Semangat Revolusi Mental adalah untuk melanjutkan perjuangan besar mengisi janji kemerdekaan yang dinyatakan pertama kali oleh Presiden Soekarno pada tanggal 17 Agustus 1957, yang bertujuan untuk membangkitkan kembali semangat perubahan berkemajuan bangsa Indonesia. Revolusi Mental adalah gerakan hidup baru untuk mewujudkan Trisakti, yaitu berdaulat dalam politik, berdikari dalam ekonomi, dan berkepribadian dalam kebudayaan.
Semangat perubahan berkemajuan melalui Revolusi Mental dikuatkan kembali oleh Presiden Joko Widodo pada tahun 2014. Komitmen tersebut menjadi kehendak politik Kabinet Kerja yang dipimpin Presiden Joko Widodo dan Wakil Presiden Jusuf Kalla yang menekankan Revolusi Mental dalam Peraturan Presiden Nomor 2 Tahun 2015 tentang Rencana Pembangunan Jangka Menengah Nasional (RPJMN) 2015-2019.Â
Selanjutnya untuk menjalankan Revolusi Mental, Presiden menginstruksikan melalui Instruksi Presiden nomor 12 Tahun 2016 tentang Gerakan Nasional Revolusi Mental yang ditetapkan pada tanggal 6 Desember 2016.

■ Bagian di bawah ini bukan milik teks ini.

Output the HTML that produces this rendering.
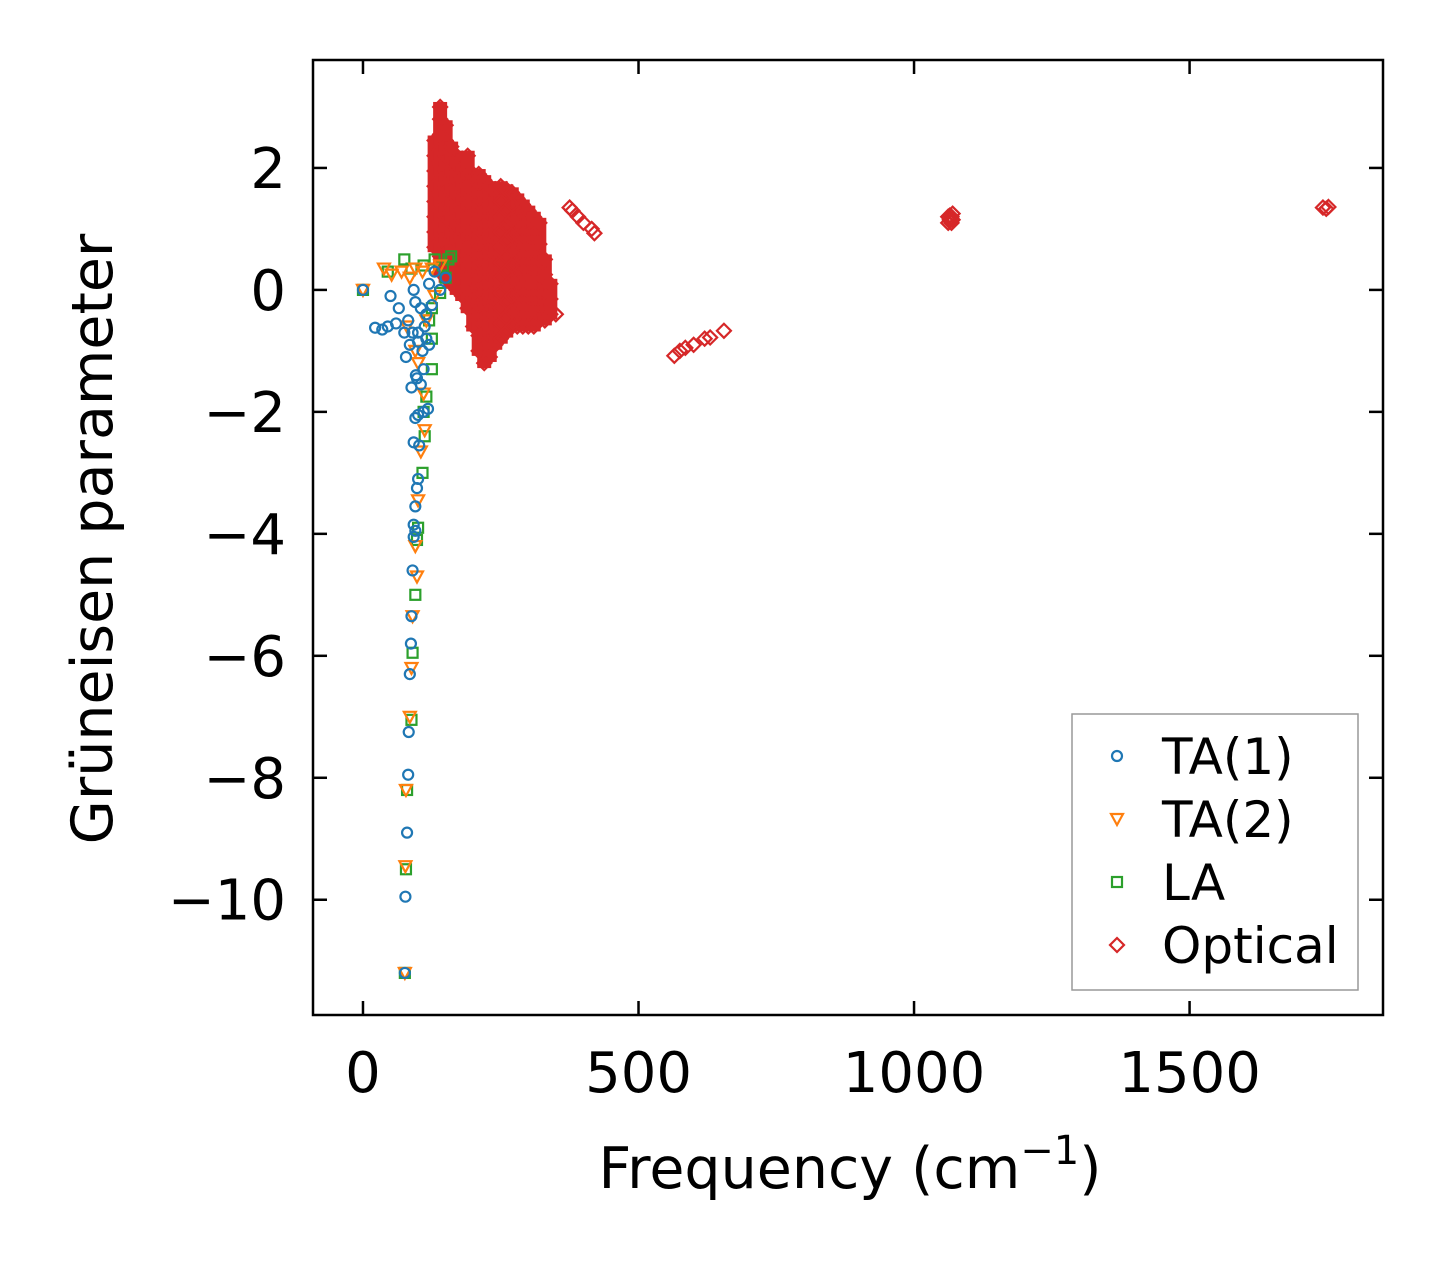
<!DOCTYPE html>
<html><head><meta charset="utf-8"><style>
html,body{margin:0;padding:0;background:#fff;}
svg{display:block;font-family:"DejaVu Sans","Liberation Sans",sans-serif;}
</style></head><body>
<svg id="chart" width="1443" height="1264" viewBox="0 0 1443 1264" xmlns="http://www.w3.org/2000/svg">
<rect width="1443" height="1264" fill="#fff"/>
<g id="marks"></g>
<rect x="313" y="60" width="1070" height="955" fill="none" stroke="#000" stroke-width="2.5"/>
<g id="ticks"></g>
<text x="850" y="1188" font-size="57" text-anchor="middle">Frequency (cm<tspan dy="-24" font-size="40">−1</tspan><tspan dy="24">)</tspan></text>
<text transform="translate(112,539) rotate(-90)" font-size="57" text-anchor="middle">Grüneisen parameter</text>
<g id="legend">
<rect x="1072" y="714" width="286" height="276" fill="#fff" stroke="#999" stroke-width="1.5"/>
</g>
</svg>
<script>
const xTicks = [0, 500, 1000, 1500];
const yTicks = [2, 0, -2, -4, -6, -8, -10];
const ta1Freq = [0,22,35,45,50,60,65,75,78,82,85,88,90,92,95,98,100,105,110,112,115,120,125,130,140,150,95,100,92,102,100,98,95,92,95,92,90,88,87,85,83,82,80,77,76,100,108,105,96,115,118,110,120];
const ta1Gamma = [0,-0.62,-0.65,-0.6,-0.1,-0.55,-0.3,-0.7,-1.1,-0.5,-0.9,-1.6,-0.7,0.0,-0.2,-1.45,-0.85,-0.3,-1.3,-0.6,-0.4,0.1,-0.25,0.3,0.0,0.2,-2.1,-2.05,-2.5,-2.55,-3.1,-3.25,-3.55,-3.85,-3.95,-4.05,-4.6,-5.35,-5.8,-6.3,-7.25,-7.95,-8.9,-9.95,-11.2,-0.7,-1.0,-1.55,-1.4,-0.8,-1.95,-2.0,-0.9];
const ta2Freq = [0,38,52,70,85,95,108,125,140,80,95,100,110,112,105,100,95,98,90,88,85,78,77,76,130,115];
const ta2Gamma = [0,0.35,0.25,0.3,0.2,0.35,0.3,0.35,0.4,-0.6,-1.0,-1.2,-1.7,-2.3,-2.65,-3.45,-4.2,-4.7,-5.35,-6.2,-7.0,-8.2,-9.45,-11.2,-0.1,-0.5];
const laFreq = [0,45,75,88,110,130,145,155,160,125,120,125,125,115,110,112,108,100,98,95,90,88,80,78,76,140,150];
const laGamma = [0,0.3,0.5,0.35,0.4,0.5,0.4,0.5,0.55,-0.3,-0.5,-0.8,-1.3,-1.75,-2.0,-2.4,-3.0,-3.9,-4.1,-5.0,-5.95,-7.05,-8.2,-9.5,-11.2,-0.05,0.2];
const optCols = [
 [130,[0.7,0.95,1.2,1.45,1.7,1.95,2.2,2.45]],
 [140,[0.3,0.55,0.8,1.05,1.3,1.55,1.8,2.05,2.3,2.55,2.8,3.0]],
 [150,[0.2,0.45,0.7,0.95,1.2,1.45,1.7,1.95,2.2,2.45,2.7]],
 [160,[0.1,0.35,0.6,0.85,1.1,1.35,1.6,1.85,2.1,2.35]],
 [170,[0.0,0.25,0.5,0.75,1.0,1.25,1.5,1.75,2.0,2.2]],
 [180,[-0.1,0.15,0.4,0.65,0.9,1.15,1.4,1.65,1.9,2.15]],
 [190,[-0.3,-0.05,0.2,0.45,0.7,0.95,1.2,1.45,1.7,1.95,2.2]],
 [200,[-0.6,-0.35,-0.1,0.15,0.4,0.65,0.9,1.15,1.4,1.65,1.9]],
 [210,[-1.0,-0.75,-0.5,-0.25,0.0,0.25,0.5,0.75,1.0,1.25,1.5,1.75,1.9]],
 [220,[-1.2,-0.95,-0.7,-0.45,-0.2,0.05,0.3,0.55,0.8,1.05,1.3,1.55,1.8]],
 [230,[-1.1,-0.85,-0.6,-0.35,-0.1,0.15,0.4,0.65,0.9,1.15,1.4,1.7]],
 [240,[-0.9,-0.65,-0.4,-0.15,0.1,0.35,0.6,0.85,1.1,1.35,1.65]],
 [250,[-0.8,-0.55,-0.3,-0.05,0.2,0.45,0.7,0.95,1.2,1.45,1.7]],
 [260,[-0.7,-0.45,-0.2,0.05,0.3,0.55,0.8,1.05,1.3,1.65]],
 [270,[-0.6,-0.35,-0.1,0.15,0.4,0.65,0.9,1.15,1.4,1.6]],
 [280,[-0.6,-0.35,-0.1,0.15,0.4,0.65,0.9,1.15,1.5]],
 [290,[-0.6,-0.35,-0.1,0.15,0.4,0.65,0.9,1.15,1.4]],
 [300,[-0.6,-0.35,-0.1,0.15,0.4,0.65,0.9,1.3]],
 [310,[-0.6,-0.35,-0.1,0.15,0.4,0.65,0.9,1.2]],
 [320,[-0.5,-0.25,0.0,0.25,0.5,0.75,1.1]],
 [330,[-0.5,-0.25,0.0,0.25,0.5]],
 [340,[-0.4,-0.15,0.1]],
 [350,[-0.4]],
 [375,[1.35]],[380,[1.3]],[390,[1.2]],[400,[1.1]],[415,[1.0]],[420,[0.93]],
 [565,[-1.08]],[575,[-1.0]],[585,[-0.95]],[600,[-0.9]],[620,[-0.8]],[630,[-0.78]],[655,[-0.67]],
 [1062,[1.1,1.2]],[1065,[1.15,1.22]],[1068,[1.2,1.1]],[1070,[1.25,1.15]],
 [1742,[1.35]],[1748,[1.33]],[1752,[1.36]]
];
const legendLabels = ["TA(1)","TA(2)","LA","Optical"];

const NS = "http://www.w3.org/2000/svg";
const X0 = 313, X1 = 1383, Y0 = 60, Y1 = 1015;
const xMin = -90.7, xMax = 1851, yMin = -11.89, yMax = 3.77;
function xs(v){ return X0 + (v - xMin) / (xMax - xMin) * (X1 - X0); }
function ys(v){ return Y1 - (v - yMin) / (yMax - yMin) * (Y1 - Y0); }
function mk(tag, attrs, parent){
  const e = document.createElementNS(NS, tag);
  for (const k in attrs) e.setAttribute(k, attrs[k]);
  parent.appendChild(e); return e;
}
const COLORS = {ta1:"#1f77b4", ta2:"#ff7f0e", la:"#2ca02c", opt:"#d62728"};
function marker(kind, cx, cy, parent, scale){
  const s = scale || 1;
  let e;
  if (kind === "ta1") e = mk("circle", {cx:cx, cy:cy, r:5*s, fill:"none", stroke:COLORS.ta1, "stroke-width":2.2}, parent);
  else if (kind === "ta2") e = mk("polygon", {points:`${cx-6*s},${cy-5*s} ${cx+6*s},${cy-5*s} ${cx},${cy+6*s}`, fill:"none", stroke:COLORS.ta2, "stroke-width":2.2}, parent);
  else if (kind === "la") e = mk("rect", {x:cx-5*s, y:cy-5*s, width:10*s, height:10*s, fill:"none", stroke:COLORS.la, "stroke-width":2.2}, parent);
  else e = mk("polygon", {points:`${cx},${cy-7*s} ${cx+7*s},${cy} ${cx},${cy+7*s} ${cx-7*s},${cy}`, fill:"none", stroke:COLORS.opt, "stroke-width":2.2}, parent);
  return e;
}
const marks = document.getElementById("marks");
const gOpt = mk("g", {}, marks);


optCols.forEach(function(c){
  if (c[1].length < 3) return;
  const hi = Math.max.apply(null, c[1]), lo = Math.min.apply(null, c[1]);
  const r = mk("rect", {x:xs(c[0]) - 7, y:ys(hi) - 5, width:14, height:ys(lo) - ys(hi) + 10, fill:COLORS.opt}, gOpt);
  
  
});
optCols.forEach(function(c){
  c[1].forEach(function(g){
    const e = marker("opt", xs(c[0]), ys(g), gOpt);
    
    
  });
});
function drawSeries(kind, fx, gy, name){
  const g = mk("g", {}, marks);
  
  
  fx.forEach(function(f, i){
    const e = marker(kind, xs(f), ys(gy[i]), g);
    
    
  });
}
drawSeries("la", laFreq, laGamma, "la");
drawSeries("ta2", ta2Freq, ta2Gamma, "ta2");
drawSeries("ta1", ta1Freq, ta1Gamma, "ta1");

const ticks = document.getElementById("ticks");
xTicks.forEach(function(t){
  const x = xs(t);
  const a = mk("line", {x1:x, x2:x, y1:Y1, y2:Y1-14, stroke:"#000", "stroke-width":2.5}, ticks);
  
  
  const b = mk("line", {x1:x, x2:x, y1:Y0, y2:Y0+14, stroke:"#000", "stroke-width":2.5}, ticks);
  
  
  const l = mk("text", {x:x, y:1092, "font-size":56, "text-anchor":"middle"}, ticks);
  l.textContent = String(t);
  
  
});
yTicks.forEach(function(t){
  const y = ys(t);
  const a = mk("line", {x1:X0, x2:X0+14, y1:y, y2:y, stroke:"#000", "stroke-width":2.5}, ticks);
  
  
  const b = mk("line", {x1:X1, x2:X1-14, y1:y, y2:y, stroke:"#000", "stroke-width":2.5}, ticks);
  
  
  const l = mk("text", {x:286, y:y+20, "font-size":56, "text-anchor":"end"}, ticks);
  l.textContent = t < 0 ? "\u2212" + Math.abs(t) : String(t);
  
  
});

const legend = document.getElementById("legend");
const kinds = ["ta1","ta2","la","opt"];
legendLabels.forEach(function(lab, i){
  const cy = 756 + i * 63;
  const g = mk("g", {}, legend);
  
  
  marker(kinds[i], 1117, cy, g);
  const t = mk("text", {x:1162, y:cy+18, "font-size":50}, g);
  t.textContent = lab;
});
</script>
</body></html>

Dukungan rakyat terhadap pentingnya Revolusi Mental, tercermin dari penyelenggara negara dan masyarakat yang mengakui bahwa mental atau karakter bangsa Indonesia tengah mengalami berbagai permasalahan sehingga untuk memperbaiki dan merubahnya memerlukan gerakan bersama dengan melibatkan semua komponen bangsa secara bergotong-royong.